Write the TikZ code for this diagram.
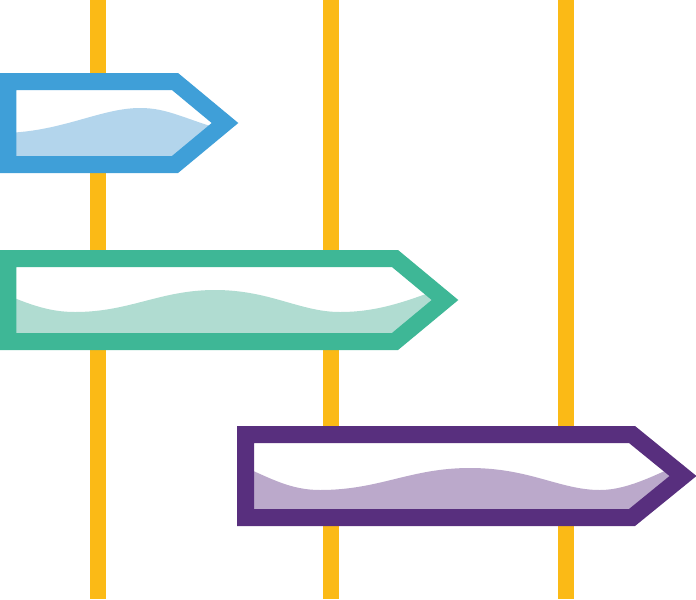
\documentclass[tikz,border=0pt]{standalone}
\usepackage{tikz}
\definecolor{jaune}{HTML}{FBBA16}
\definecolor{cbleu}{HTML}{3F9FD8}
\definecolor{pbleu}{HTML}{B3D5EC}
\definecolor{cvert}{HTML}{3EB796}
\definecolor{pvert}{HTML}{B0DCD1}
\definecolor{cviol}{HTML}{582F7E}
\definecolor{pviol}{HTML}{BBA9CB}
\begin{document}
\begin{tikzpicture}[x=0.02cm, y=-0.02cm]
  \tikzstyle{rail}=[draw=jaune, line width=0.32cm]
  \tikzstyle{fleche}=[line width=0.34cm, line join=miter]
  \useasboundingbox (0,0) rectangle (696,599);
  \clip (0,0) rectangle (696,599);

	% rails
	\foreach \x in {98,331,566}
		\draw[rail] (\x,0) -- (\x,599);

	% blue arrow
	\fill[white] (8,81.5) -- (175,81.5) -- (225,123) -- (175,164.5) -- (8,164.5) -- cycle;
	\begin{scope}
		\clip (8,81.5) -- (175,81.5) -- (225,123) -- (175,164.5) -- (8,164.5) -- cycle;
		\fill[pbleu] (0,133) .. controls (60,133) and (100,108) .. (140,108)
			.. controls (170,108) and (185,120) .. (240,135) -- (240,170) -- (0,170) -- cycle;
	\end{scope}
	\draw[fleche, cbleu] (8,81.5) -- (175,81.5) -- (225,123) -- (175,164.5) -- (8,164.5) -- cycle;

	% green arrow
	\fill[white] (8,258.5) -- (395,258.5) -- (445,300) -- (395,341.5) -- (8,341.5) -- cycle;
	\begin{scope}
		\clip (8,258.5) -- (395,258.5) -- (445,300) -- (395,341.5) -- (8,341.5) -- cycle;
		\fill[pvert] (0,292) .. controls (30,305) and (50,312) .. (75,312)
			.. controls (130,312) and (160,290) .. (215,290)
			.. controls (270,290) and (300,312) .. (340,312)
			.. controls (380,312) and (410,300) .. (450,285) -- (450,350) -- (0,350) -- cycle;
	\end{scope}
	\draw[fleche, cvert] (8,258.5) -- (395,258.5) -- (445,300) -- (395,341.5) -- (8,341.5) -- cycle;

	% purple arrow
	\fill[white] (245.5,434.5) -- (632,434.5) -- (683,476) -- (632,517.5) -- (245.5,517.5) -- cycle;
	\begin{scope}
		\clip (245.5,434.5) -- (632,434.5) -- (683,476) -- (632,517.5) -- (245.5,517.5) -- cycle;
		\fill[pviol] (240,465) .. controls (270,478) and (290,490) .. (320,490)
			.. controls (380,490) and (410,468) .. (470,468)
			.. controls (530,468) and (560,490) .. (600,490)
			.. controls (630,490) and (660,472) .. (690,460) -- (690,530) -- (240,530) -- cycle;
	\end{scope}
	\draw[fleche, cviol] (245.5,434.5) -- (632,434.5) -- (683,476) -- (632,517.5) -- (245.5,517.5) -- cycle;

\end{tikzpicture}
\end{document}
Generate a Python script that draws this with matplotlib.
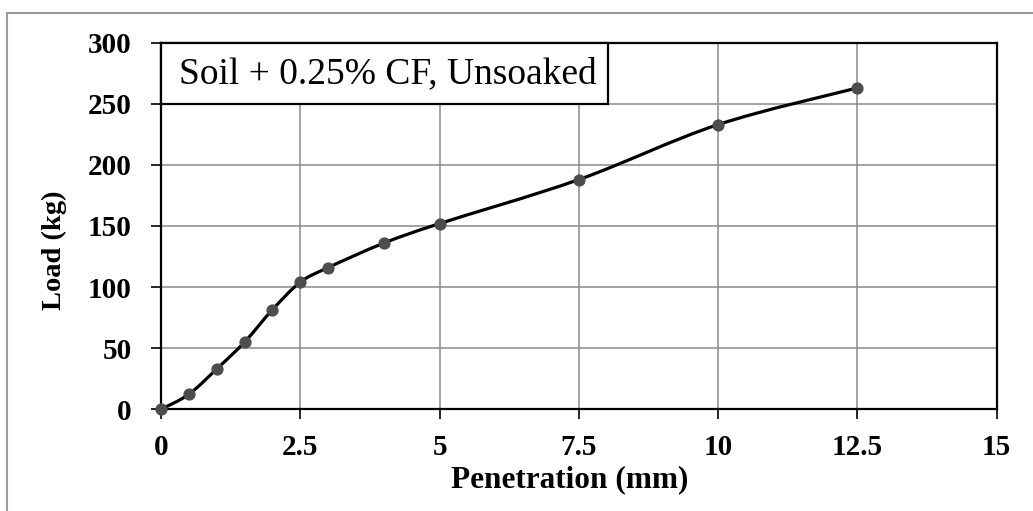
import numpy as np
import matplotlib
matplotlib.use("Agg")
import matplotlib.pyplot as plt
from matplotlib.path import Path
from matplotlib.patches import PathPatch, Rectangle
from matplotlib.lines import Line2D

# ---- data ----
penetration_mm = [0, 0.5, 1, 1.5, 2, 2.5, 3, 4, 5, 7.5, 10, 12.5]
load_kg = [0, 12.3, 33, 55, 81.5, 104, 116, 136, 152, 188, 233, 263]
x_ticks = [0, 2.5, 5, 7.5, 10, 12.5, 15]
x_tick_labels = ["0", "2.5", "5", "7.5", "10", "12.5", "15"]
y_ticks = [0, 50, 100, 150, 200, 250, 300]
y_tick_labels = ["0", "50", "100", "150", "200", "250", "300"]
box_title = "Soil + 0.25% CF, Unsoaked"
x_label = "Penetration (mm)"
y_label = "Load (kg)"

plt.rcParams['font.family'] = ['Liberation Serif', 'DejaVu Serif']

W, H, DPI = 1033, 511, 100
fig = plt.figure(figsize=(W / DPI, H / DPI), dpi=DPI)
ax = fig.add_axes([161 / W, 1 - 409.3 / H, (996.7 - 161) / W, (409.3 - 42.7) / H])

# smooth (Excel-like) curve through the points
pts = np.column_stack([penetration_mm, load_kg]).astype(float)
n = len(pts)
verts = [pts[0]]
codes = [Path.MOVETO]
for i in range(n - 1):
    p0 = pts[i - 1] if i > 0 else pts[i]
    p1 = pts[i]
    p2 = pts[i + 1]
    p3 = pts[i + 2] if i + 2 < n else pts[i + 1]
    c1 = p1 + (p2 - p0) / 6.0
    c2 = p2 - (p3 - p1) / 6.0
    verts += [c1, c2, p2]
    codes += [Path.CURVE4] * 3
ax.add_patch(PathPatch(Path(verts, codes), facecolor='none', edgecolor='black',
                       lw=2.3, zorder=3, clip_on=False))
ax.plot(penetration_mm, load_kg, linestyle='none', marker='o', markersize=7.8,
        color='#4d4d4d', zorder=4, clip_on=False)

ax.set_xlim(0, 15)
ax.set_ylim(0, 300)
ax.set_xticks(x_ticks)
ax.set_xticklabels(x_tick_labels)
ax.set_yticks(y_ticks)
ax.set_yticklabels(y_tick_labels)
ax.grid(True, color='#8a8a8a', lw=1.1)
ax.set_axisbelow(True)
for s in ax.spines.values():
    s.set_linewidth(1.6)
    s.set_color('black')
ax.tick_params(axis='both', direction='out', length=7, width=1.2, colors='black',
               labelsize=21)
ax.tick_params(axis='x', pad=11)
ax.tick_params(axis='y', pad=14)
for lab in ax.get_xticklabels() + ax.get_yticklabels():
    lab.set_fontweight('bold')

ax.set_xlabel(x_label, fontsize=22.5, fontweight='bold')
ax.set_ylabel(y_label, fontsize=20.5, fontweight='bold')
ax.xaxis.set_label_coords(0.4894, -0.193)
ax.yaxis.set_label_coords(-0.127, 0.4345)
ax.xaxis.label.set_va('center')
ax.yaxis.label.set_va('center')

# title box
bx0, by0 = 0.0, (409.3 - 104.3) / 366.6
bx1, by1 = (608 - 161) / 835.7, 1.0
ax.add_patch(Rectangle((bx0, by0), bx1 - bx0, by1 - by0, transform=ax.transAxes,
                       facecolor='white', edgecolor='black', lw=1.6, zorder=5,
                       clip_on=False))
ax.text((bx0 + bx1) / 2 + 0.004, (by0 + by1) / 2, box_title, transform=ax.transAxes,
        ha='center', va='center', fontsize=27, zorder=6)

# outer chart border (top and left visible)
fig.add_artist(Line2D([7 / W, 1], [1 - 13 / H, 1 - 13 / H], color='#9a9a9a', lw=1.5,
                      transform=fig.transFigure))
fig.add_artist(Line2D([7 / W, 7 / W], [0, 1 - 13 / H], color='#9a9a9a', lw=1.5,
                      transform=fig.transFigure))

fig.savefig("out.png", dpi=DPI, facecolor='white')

**What you should do:**
Extract the lines exactly, please: the first line of the listing, the line with "(\x,0) -- (\x,599);", and every line between them, but no pictures.

**Solution to this exercise:**
Write the TikZ code for this diagram.
\documentclass[tikz,border=0pt]{standalone}
\usepackage{tikz}
\definecolor{jaune}{HTML}{FBBA16}
\definecolor{cbleu}{HTML}{3F9FD8}
\definecolor{pbleu}{HTML}{B3D5EC}
\definecolor{cvert}{HTML}{3EB796}
\definecolor{pvert}{HTML}{B0DCD1}
\definecolor{cviol}{HTML}{582F7E}
\definecolor{pviol}{HTML}{BBA9CB}
\begin{document}
\begin{tikzpicture}[x=0.02cm, y=-0.02cm]
  \tikzstyle{rail}=[draw=jaune, line width=0.32cm]
  \tikzstyle{fleche}=[line width=0.34cm, line join=miter]
  \useasboundingbox (0,0) rectangle (696,599);
  \clip (0,0) rectangle (696,599);

	% rails
	\foreach \x in {98,331,566}
		\draw[rail] (\x,0) -- (\x,599);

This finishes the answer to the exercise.